La Corte dei conti del Lazio, con la sentenza n. 492/2018, imputa un danno erariale compiuto dal Dipendente Pubblico che svolge un’attività extra non autorizzata.
La fattispecie al vaglio del Collegio attiene ad una ipotesi di danno erariale subito dall’INPS, ad opera del convenuto che, nel periodo 2004 — 2006, in violazione dell’art. 53 D.Lgs. 165/2001 ha svolto, in assenza di autorizzazione, attività di lavoro subordinato a favore di terzi nonostante la sua qualifica di pubblico dipendente.
Nel merito, si reputa sussistente nel caso in esame il danno erariale invocato dalla Procura contabile.
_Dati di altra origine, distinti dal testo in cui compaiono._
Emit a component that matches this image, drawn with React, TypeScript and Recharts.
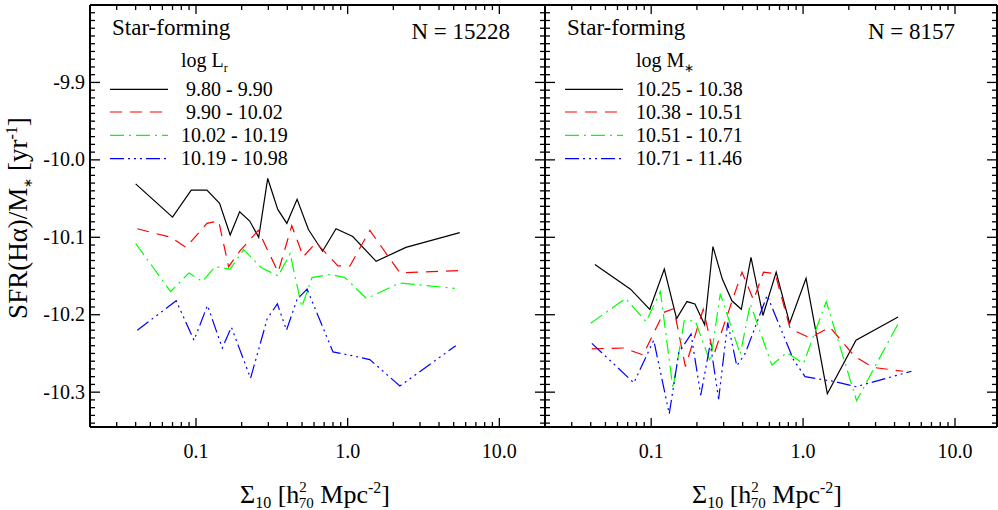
import React from "react"
import { LineChart, Line, XAxis, YAxis } from "recharts"

const FONT = "'Liberation Serif', 'Times New Roman', serif"

// ---- left panel: bins of log L_r ----
const lumLabels = [" 9.80 - 9.90", " 9.90 - 10.02", "10.02 - 10.19", "10.19 - 10.98"]
const lumX1 = [0.04, 0.07, 0.093, 0.118, 0.143, 0.168, 0.194, 0.226, 0.259, 0.297, 0.346, 0.397, 0.464, 0.551, 0.683, 0.838, 1.08, 1.54, 2.42, 5.48]
const lumY1 = [-10.031, -10.074, -10.039, -10.039, -10.056, -10.097, -10.067, -10.079, -10.1, -10.024, -10.064, -10.082, -10.051, -10.09, -10.118, -10.089, -10.099, -10.131, -10.113, -10.094]
const lumX2 = [0.041, 0.068, 0.086, 0.118, 0.141, 0.164, 0.196, 0.257, 0.348, 0.428, 0.51, 0.619, 0.863, 1.035, 1.4, 2.21, 5.48]
const lumY2 = [-10.089, -10.1, -10.113, -10.082, -10.079, -10.138, -10.117, -10.091, -10.145, -10.085, -10.125, -10.107, -10.137, -10.137, -10.091, -10.146, -10.143]
const lumX3 = [0.04, 0.068, 0.09, 0.11, 0.134, 0.168, 0.206, 0.269, 0.348, 0.417, 0.498, 0.582, 0.765, 0.96, 1.33, 2.21, 5.08]
const lumY3 = [-10.108, -10.17, -10.146, -10.157, -10.138, -10.141, -10.116, -10.139, -10.15, -10.121, -10.19, -10.152, -10.148, -10.152, -10.179, -10.159, -10.166]
const lumX4 = [0.041, 0.074, 0.097, 0.119, 0.149, 0.171, 0.229, 0.295, 0.344, 0.395, 0.464, 0.54, 0.8, 1.08, 1.4, 2.21, 5.16]
const lumY4 = [-10.22, -10.182, -10.233, -10.188, -10.243, -10.216, -10.282, -10.205, -10.186, -10.22, -10.18, -10.167, -10.248, -10.253, -10.258, -10.292, -10.24]

// ---- right panel: bins of log M* ----
const massLabels = ["10.25 - 10.38", "10.38 - 10.51", "10.51 - 10.71", "10.71 - 11.46"]
const massX1 = [0.0426, 0.0731, 0.0979, 0.122, 0.147, 0.172, 0.194, 0.225, 0.255, 0.294, 0.34, 0.392, 0.454, 0.544, 0.665, 0.815, 1.046, 1.444, 2.23, 4.22]
const massY1 = [-10.135, -10.167, -10.193, -10.141, -10.205, -10.183, -10.186, -10.213, -10.112, -10.154, -10.182, -10.193, -10.126, -10.201, -10.145, -10.211, -10.153, -10.302, -10.233, -10.203]
const massX2 = [0.0406, 0.0658, 0.0884, 0.121, 0.141, 0.168, 0.22, 0.258, 0.396, 0.472, 0.549, 0.655, 0.822, 1.11, 1.5, 2.19, 2.89, 4.56]
const massY2 = [-10.244, -10.243, -10.252, -10.197, -10.192, -10.267, -10.193, -10.252, -10.145, -10.181, -10.145, -10.147, -10.218, -10.23, -10.216, -10.254, -10.268, -10.273]
const massX3 = [0.04, 0.0678, 0.0925, 0.115, 0.139, 0.165, 0.195, 0.245, 0.285, 0.386, 0.449, 0.623, 0.782, 1.005, 1.42, 2.25, 4.29]
const massY3 = [-10.211, -10.179, -10.209, -10.17, -10.295, -10.208, -10.208, -10.261, -10.173, -10.251, -10.186, -10.265, -10.249, -10.263, -10.183, -10.311, -10.209]
const massX4 = [0.0407, 0.0769, 0.104, 0.1315, 0.152, 0.183, 0.212, 0.245, 0.278, 0.319, 0.366, 0.416, 0.58, 0.864, 1.03, 1.58, 2.23, 5.17]
const massY4 = [-10.237, -10.288, -10.233, -10.328, -10.249, -10.225, -10.304, -10.237, -10.309, -10.21, -10.266, -10.25, -10.175, -10.258, -10.28, -10.286, -10.293, -10.273]

// axis ticks
const xMajor = [0.1, 1, 10]
const xMajorLabels = ["0.1", "1.0", "10.0"]
const xMinor = [0.02, 0.03, 0.04, 0.05, 0.06, 0.07, 0.08, 0.09, 0.2, 0.3, 0.4, 0.5, 0.6, 0.7, 0.8, 0.9, 2, 3, 4, 5, 6, 7, 8, 9]
const yMajorLabels = ["-9.9", "-10.0", "-10.1", "-10.2", "-10.3"]
const yTicks = Array.from({ length: 54 }, (_, i) => (-981 - i) / 100)
const xTicks = [...xMinor, ...xMajor].sort((a, b) => a - b)

const colors = ["#000000", "#ff0000", "#00ff00", "#0000ff"]
const dashes = [undefined, "12 8", "14 5 2 5", "14 4 2 4 2 4 2 4"]

const toPoints = (xs: number[], ys: number[]) => xs.map((x, i) => ({ x, y: ys[i] }))

const lumSeries = [toPoints(lumX1, lumY1), toPoints(lumX2, lumY2), toPoints(lumX3, lumY3), toPoints(lumX4, lumY4)]
const massSeries = [toPoints(massX1, massY1), toPoints(massX2, massY2), toPoints(massX3, massY3), toPoints(massX4, massY4)]

const isMajorY = (v: number) => Math.round(v * 100) % 10 === 0

function BottomTick({ x, y, payload }: any) {
  const i = xMajor.indexOf(payload.value)
  return (
    <g>
      <line x1={x} x2={x} y1={y} y2={y - (i >= 0 ? 9 : 5)} stroke="#000" strokeWidth={1.3} />
      {i >= 0 && (
        <text x={x} y={y + 31} textAnchor="middle" fontFamily={FONT} fontSize={20} fill="#000">
          {xMajorLabels[i]}
        </text>
      )}
    </g>
  )
}

function TopTick({ x, y, payload }: any) {
  const major = xMajor.includes(payload.value)
  return <line x1={x} x2={x} y1={y} y2={y + (major ? 9 : 5)} stroke="#000" strokeWidth={1.3} />
}

function LeftTick({ x, y, payload, showLabel }: any) {
  const major = isMajorY(payload.value)
  const idx = Math.round((-9.9 - payload.value) * 10)
  return (
    <g>
      <line x1={x} x2={x + (major ? 10 : 5)} y1={y} y2={y} stroke="#000" strokeWidth={1.3} />
      {showLabel && major && (
        <text x={x - 5} y={y + 6.5} textAnchor="end" fontFamily={FONT} fontSize={20} fill="#000">
          {yMajorLabels[idx]}
        </text>
      )}
    </g>
  )
}

function RightTick({ x, y, payload }: any) {
  const major = isMajorY(payload.value)
  return <line x1={x} x2={x - (major ? 10 : 5)} y1={y} y2={y} stroke="#000" strokeWidth={1.3} />
}

const axisLine = { stroke: "#000", strokeWidth: 2 }

function Panel({ width, leftW, rightW, xMax, series, showYLabels }: any) {
  const ticks = xTicks.filter((t) => t < xMax)
  return (
    <LineChart width={width} height={510} margin={{ top: 0, right: 0, bottom: 0, left: 0 }}>
      <XAxis xAxisId="b" type="number" dataKey="x" scale="log" domain={[0.02, xMax]} allowDataOverflow
        ticks={ticks} interval={0} height={83} tickSize={0} tickMargin={0} tickLine={false}
        axisLine={axisLine} tick={(p: any) => <BottomTick {...p} />} />
      <XAxis xAxisId="t" orientation="top" type="number" dataKey="x" scale="log" domain={[0.02, xMax]} allowDataOverflow
        ticks={ticks} interval={0} height={5} tickSize={0} tickMargin={0} tickLine={false}
        axisLine={axisLine} tick={(p: any) => <TopTick {...p} />} />
      <YAxis yAxisId="l" type="number" domain={[-10.345, -9.8]} allowDataOverflow ticks={yTicks} interval={0}
        width={leftW} tickSize={0} tickMargin={0} tickLine={false} axisLine={axisLine}
        tick={(p: any) => <LeftTick {...p} showLabel={showYLabels} />} />
      <YAxis yAxisId="r" orientation="right" type="number" domain={[-10.345, -9.8]} allowDataOverflow ticks={yTicks} interval={0}
        width={rightW} tickSize={0} tickMargin={0} tickLine={false} axisLine={axisLine}
        tick={(p: any) => <RightTick {...p} />} />
      {series.map((d: any[], i: number) => (
        <Line key={i} xAxisId="b" yAxisId="l" data={d} dataKey="y" type="linear" dot={false} activeDot={false}
          stroke={colors[i]} strokeWidth={1.2} strokeDasharray={dashes[i]} isAnimationActive={false} />
      ))}
    </LineChart>
  )
}

function Legend({ x0, textX, title, sub, labels }: any) {
  const rows = [89.3, 112, 135.3, 158.7]
  return (
    <g fontFamily={FONT} fill="#000">
      <text x={textX} y={67} fontSize={20}>
        {title}
        <tspan dy={5} fontSize={12}>{sub}</tspan>
      </text>
      {labels.map((lab: string, i: number) => (
        <g key={i}>
          <line x1={x0} x2={x0 + 58} y1={rows[i]} y2={rows[i]} stroke={colors[i]} strokeWidth={1.2} strokeDasharray={dashes[i]} />
          <text x={textX} y={rows[i] + 6.5} fontSize={20} style={{ whiteSpace: "pre" }}>{lab}</text>
        </g>
      ))}
    </g>
  )
}

function XTitle({ cx }: { cx: number }) {
  return (
    <text x={cx} y={503} textAnchor="middle" fontFamily={FONT} fontSize={26} fill="#000">
      Σ<tspan dy={5} fontSize={16}>10</tspan>
      <tspan dy={-5}> [h</tspan>
      <tspan dy={-11} fontSize={15}>2</tspan>
      <tspan dx={-8} dy={16} fontSize={15}>70</tspan>
      <tspan dy={-5}> Mpc</tspan>
      <tspan dy={-10} fontSize={16}>-2</tspan>
      <tspan dy={10}>]</tspan>
    </text>
  )
}

export default function App() {
  return (
    <div style={{ position: "absolute", left: 0, top: 0, width: 998, height: 510, background: "#fff" }}>
      <div style={{ position: "absolute", left: 0, top: 0 }}>
        <Panel width={560} leftW={90} rightW={15} xMax={20} series={lumSeries} showYLabels />
      </div>
      <div style={{ position: "absolute", left: 0, top: 0 }}>
        <Panel width={998} leftW={545} rightW={1} xMax={18.9} series={massSeries} showYLabels={false} />
      </div>
      <svg width={998} height={510} style={{ position: "absolute", left: 0, top: 0, pointerEvents: "none" }}>
        <text x={112} y={35} fontFamily={FONT} fontSize={23} fill="#000">Star-forming</text>
        <text x={510} y={39} textAnchor="end" fontFamily={FONT} fontSize={23} fill="#000">N = 15228</text>
        <text x={567} y={35} fontFamily={FONT} fontSize={23} fill="#000">Star-forming</text>
        <text x={955} y={39} textAnchor="end" fontFamily={FONT} fontSize={23} fill="#000">N = 8157</text>
        <Legend x0={110} textX={181} title="log L" sub="r" labels={lumLabels} />
        <Legend x0={565} textX={636} title="log M" sub="∗" labels={massLabels} />
        <XTitle cx={315} />
        <XTitle cx={767} />
        <text x={27} y={218} transform="rotate(-90 27 218)" textAnchor="middle" fontFamily={FONT} fontSize={27} fill="#000">
          SFR(Hα)/M<tspan dy={5} fontSize={12}>∗</tspan>
          <tspan dy={-5}> [yr</tspan>
          <tspan dy={-10} fontSize={16}>-1</tspan>
          <tspan dy={10}>]</tspan>
        </text>
      </svg>
    </div>
  )
}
In tal senso, infatti, depone il chiaro dato normativo fornito dal comma 7 dell’art. 53 della legge n. 165/2001, secondo cui
“I dipendenti pubblici non possono svolgere incarichi retribuiti che non siano stati conferiti o previamente autorizzati dall’amministrazione di appartenenza. Ai fini dell’autorizzazione, l’amministrazione verifica l’insussistenza di situazioni, anche potenziali, di conflitto di interessi.
[…] In caso di inosservanza del divieto, salve le più gravi sanzioni e ferma restando la responsabilità disciplinare, il compenso dovuto per le prestazioni eventualmente svolte deve essere versato, a cura dell’erogante o, in difetto, del percettore, nel conto dell’entrata del bilancio dell’amministrazione di appartenenza del dipendente per essere destinato ad incremento del fondo di produttività o di fondi equivalenti”.
Occorre, peraltro, rilevare come il successivo comma 7-bis precisi che
“l’omissione del versamento del compenso da parte del dipendente pubblico indebito percettore, costituisce ipotesi di responsabilità erariale soggetta alla giurisdizione della Corte dei conti”.
Il giudizio
Pertanto, va rilevato che l’obbligo di esclusività è stato violato dal dipendente pubblico, avendo egli svolto attività lavorativa retribuita senza aver mai richiesto la preventiva autorizzazione. Con riguardo alla quantificazione del danno erariale, si rileva che dal dato normativo si evince come il danno erariale sia costituto dall’ammontare del compenso da corrispondere, non già dalla somma di cui il dipendente ha mantenuto la disponibilità dopo aver adempiuto ai propri obblighi fiscali e contributivi.